Augenscheinlich zeigt sich eins: Die politisch Verantwortlichen wollen in der Bevölkerung eine entsolidarisierende Panik schüren. Sie wollen die Menschen vergessen lassen, mit wem sie tatsächlich das Interesse an sozialer Sicherheit teilen. Eine Spaltung nach rassistischen oder religiösen Kriterien funktioniert schon seit langem, um den Blick von der realen Gewahr ständig verschärfter Unterdrückung und Ausbeutung abzulenken. Wenn sich die Menschen unten bekämpfen, muss „Oben“ keinen Aufstand fürchten.

Das Ansinnen offenbart sich auch in der Gewichtung von Kriminaldelikten. 2016 suchten in Deutschland rund 70.000 Frauen Hilfe wegen häuslicher Gewalt durch ihre Partner. Knapp 12.000 von ihnen wurden gefährlich verletzt. In 357 Fällen ging es um Mord. 149 Frauen überlebten den Tötungsversuch nicht. Doch in Medien und Polizeimeldungen gewinnt ein Fall offensichtlich erst dann Bedeutung, wenn ein Ausländer beteiligt war, auch wenn das keineswegs die Regel ist.
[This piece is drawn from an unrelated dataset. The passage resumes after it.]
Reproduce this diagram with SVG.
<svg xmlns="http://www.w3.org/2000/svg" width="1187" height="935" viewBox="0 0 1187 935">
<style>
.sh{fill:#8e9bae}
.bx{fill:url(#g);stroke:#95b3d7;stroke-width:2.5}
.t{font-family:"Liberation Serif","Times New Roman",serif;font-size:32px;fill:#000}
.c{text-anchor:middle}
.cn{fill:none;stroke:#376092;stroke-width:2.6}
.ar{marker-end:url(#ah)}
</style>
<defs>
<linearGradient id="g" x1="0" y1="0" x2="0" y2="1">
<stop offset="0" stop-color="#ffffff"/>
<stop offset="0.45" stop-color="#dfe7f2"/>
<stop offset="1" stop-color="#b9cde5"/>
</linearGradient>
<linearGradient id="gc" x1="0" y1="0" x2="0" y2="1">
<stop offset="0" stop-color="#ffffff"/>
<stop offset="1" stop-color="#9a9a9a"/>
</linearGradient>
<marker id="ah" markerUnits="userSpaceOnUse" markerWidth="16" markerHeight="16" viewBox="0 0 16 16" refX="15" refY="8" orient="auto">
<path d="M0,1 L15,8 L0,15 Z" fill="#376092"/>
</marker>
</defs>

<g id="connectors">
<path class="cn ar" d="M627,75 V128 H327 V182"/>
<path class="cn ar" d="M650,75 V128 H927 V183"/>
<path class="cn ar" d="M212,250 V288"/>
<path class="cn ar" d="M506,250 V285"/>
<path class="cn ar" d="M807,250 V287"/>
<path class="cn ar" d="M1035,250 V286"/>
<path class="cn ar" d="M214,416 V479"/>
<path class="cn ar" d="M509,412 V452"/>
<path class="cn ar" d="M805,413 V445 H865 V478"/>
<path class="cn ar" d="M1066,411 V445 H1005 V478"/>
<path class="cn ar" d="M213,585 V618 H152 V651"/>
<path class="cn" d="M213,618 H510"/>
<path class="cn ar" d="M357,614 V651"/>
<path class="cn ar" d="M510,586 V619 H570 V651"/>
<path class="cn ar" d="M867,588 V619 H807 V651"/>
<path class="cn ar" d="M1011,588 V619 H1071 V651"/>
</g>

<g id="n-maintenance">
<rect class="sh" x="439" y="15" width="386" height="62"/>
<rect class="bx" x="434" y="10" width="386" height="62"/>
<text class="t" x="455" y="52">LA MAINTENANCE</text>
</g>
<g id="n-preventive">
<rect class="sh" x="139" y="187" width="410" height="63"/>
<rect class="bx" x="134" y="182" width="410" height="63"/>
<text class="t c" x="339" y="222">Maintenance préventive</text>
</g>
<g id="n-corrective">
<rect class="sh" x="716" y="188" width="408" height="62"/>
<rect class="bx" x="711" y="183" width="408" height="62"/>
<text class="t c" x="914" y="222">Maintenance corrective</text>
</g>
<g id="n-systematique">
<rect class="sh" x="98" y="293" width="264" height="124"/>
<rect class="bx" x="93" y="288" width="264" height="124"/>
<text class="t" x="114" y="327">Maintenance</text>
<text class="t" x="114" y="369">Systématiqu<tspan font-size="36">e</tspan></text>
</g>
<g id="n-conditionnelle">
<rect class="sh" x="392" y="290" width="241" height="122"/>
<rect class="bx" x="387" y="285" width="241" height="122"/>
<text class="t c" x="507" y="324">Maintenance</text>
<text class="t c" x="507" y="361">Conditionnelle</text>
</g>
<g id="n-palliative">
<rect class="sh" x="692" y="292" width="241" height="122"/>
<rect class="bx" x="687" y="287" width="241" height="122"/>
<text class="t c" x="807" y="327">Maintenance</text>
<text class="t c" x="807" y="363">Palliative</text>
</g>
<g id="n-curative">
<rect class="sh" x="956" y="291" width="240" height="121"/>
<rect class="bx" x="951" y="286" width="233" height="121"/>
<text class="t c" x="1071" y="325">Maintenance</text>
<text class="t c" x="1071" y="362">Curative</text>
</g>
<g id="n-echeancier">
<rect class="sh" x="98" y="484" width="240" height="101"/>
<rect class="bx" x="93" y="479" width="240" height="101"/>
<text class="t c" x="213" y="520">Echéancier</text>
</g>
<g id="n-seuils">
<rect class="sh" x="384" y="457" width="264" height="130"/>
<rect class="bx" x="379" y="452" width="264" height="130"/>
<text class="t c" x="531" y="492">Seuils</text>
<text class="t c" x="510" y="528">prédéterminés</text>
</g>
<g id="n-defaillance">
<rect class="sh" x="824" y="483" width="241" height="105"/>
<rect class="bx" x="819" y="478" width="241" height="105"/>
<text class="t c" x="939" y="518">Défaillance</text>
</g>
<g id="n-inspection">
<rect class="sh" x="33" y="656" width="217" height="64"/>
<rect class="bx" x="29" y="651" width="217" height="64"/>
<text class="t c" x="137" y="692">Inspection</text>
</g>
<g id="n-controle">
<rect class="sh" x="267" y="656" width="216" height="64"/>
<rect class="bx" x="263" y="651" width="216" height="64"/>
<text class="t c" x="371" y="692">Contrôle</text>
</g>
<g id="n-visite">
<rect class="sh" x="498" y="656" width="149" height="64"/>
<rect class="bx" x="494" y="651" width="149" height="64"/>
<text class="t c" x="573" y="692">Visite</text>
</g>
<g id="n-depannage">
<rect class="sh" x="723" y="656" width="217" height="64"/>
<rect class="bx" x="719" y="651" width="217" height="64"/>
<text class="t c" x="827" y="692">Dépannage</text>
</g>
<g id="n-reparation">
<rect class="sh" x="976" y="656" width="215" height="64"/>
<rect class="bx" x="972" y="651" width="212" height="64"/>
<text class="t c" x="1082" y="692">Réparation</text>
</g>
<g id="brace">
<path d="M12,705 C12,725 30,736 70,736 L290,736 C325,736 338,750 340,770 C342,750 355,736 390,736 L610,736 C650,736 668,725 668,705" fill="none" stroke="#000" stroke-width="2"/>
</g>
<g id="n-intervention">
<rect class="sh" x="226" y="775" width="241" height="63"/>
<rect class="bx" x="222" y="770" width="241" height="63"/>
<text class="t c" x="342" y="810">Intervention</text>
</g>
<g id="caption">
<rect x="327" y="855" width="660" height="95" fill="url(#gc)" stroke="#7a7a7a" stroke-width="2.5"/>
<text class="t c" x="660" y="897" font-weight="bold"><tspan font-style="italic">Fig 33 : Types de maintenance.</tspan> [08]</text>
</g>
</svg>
Bemerkenswert: Bei den Polizeimeldungen, die mich in großer Zahl erreichen, ist gewöhnlich immer nur dann die Herkunft des Täters erwähnt, wenn es sich nicht um einen gebürtigen Deutschen handelt. So können interessierte Kreise wieder einmal mehr spekulieren.

Die Hauptursache aller Kriminalität am unteren Rand der Gesellschaft bleibt indes bestehen: Die soziale Ungleichheit und die fehlenden Perspektiven für immer mehr Menschen. Zu den Verlierern zählen Deutsche und Migranten. So gerät die tagein, tagaus oben praktizierte Kriminalität wunderbar aus dem Fokus. Die abscheulichsten Verbrechen produziert noch immer die imperiale Politik.